| EXERCISE |
The lines to be extracted run from the start of the listing through the line containing "const yTicks = [0, 0.2, 0.4, 0.6, 0.8, 1];"; copy them exactly and nothing else.

| DATA SEGMENT |

● ● ●

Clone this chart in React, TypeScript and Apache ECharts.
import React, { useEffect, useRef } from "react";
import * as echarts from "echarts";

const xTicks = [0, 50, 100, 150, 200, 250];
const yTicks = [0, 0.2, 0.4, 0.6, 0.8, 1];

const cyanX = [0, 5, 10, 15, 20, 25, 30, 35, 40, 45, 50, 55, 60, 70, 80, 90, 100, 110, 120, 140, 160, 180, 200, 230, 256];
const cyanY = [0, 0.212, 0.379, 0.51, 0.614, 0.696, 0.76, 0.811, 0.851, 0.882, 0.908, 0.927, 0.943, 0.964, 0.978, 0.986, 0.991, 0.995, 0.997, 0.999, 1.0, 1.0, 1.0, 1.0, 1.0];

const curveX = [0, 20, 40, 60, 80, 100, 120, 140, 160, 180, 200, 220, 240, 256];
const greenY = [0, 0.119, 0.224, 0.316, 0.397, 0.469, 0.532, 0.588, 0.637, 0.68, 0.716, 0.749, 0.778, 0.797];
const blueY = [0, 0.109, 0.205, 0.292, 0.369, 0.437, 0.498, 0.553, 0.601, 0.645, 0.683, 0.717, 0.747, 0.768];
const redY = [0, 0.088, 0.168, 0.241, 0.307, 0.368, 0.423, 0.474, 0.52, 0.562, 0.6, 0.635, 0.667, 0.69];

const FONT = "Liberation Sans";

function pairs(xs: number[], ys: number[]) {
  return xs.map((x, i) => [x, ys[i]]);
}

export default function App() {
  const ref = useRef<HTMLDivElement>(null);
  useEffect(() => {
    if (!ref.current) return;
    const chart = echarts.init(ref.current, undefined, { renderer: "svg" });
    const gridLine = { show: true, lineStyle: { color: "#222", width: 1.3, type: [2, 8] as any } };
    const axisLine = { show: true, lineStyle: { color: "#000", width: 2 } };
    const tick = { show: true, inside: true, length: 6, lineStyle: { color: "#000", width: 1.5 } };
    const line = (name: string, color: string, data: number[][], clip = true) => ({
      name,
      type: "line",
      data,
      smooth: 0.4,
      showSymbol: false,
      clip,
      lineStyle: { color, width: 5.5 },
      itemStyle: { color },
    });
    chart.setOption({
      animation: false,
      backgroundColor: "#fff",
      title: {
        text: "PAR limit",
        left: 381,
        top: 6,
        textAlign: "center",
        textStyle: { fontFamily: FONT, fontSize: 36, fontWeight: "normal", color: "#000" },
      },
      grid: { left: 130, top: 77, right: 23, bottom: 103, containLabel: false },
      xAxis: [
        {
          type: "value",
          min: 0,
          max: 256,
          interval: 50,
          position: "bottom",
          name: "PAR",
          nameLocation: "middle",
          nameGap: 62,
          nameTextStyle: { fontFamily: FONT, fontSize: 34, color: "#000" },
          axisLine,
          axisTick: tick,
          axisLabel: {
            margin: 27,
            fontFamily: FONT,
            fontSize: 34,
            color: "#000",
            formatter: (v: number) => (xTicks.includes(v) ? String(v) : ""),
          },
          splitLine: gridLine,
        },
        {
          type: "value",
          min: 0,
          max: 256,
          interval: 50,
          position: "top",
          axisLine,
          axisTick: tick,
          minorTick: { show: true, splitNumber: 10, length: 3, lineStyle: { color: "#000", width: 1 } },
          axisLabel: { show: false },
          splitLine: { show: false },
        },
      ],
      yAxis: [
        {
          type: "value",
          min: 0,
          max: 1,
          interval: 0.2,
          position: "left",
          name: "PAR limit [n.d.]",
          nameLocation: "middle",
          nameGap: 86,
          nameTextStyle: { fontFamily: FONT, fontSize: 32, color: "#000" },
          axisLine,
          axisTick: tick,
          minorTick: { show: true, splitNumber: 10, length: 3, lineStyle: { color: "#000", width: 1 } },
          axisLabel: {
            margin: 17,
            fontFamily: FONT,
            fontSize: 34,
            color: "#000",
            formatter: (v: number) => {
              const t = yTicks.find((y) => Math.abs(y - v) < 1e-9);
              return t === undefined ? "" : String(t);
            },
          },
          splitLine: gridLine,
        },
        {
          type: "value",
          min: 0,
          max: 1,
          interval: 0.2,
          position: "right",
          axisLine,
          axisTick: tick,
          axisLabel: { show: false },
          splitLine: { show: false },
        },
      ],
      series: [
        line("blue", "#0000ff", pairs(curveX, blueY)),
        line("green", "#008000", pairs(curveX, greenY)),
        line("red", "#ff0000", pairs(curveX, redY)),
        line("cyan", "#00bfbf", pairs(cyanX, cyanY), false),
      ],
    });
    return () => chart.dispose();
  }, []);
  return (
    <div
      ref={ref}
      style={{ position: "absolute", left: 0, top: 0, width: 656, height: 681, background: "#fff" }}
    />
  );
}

● ● ●

| EXERCISE SOLUTION |
Clone this chart in React, TypeScript and Apache ECharts.
import React, { useEffect, useRef } from "react";
import * as echarts from "echarts";

const xTicks = [0, 50, 100, 150, 200, 250];
const yTicks = [0, 0.2, 0.4, 0.6, 0.8, 1];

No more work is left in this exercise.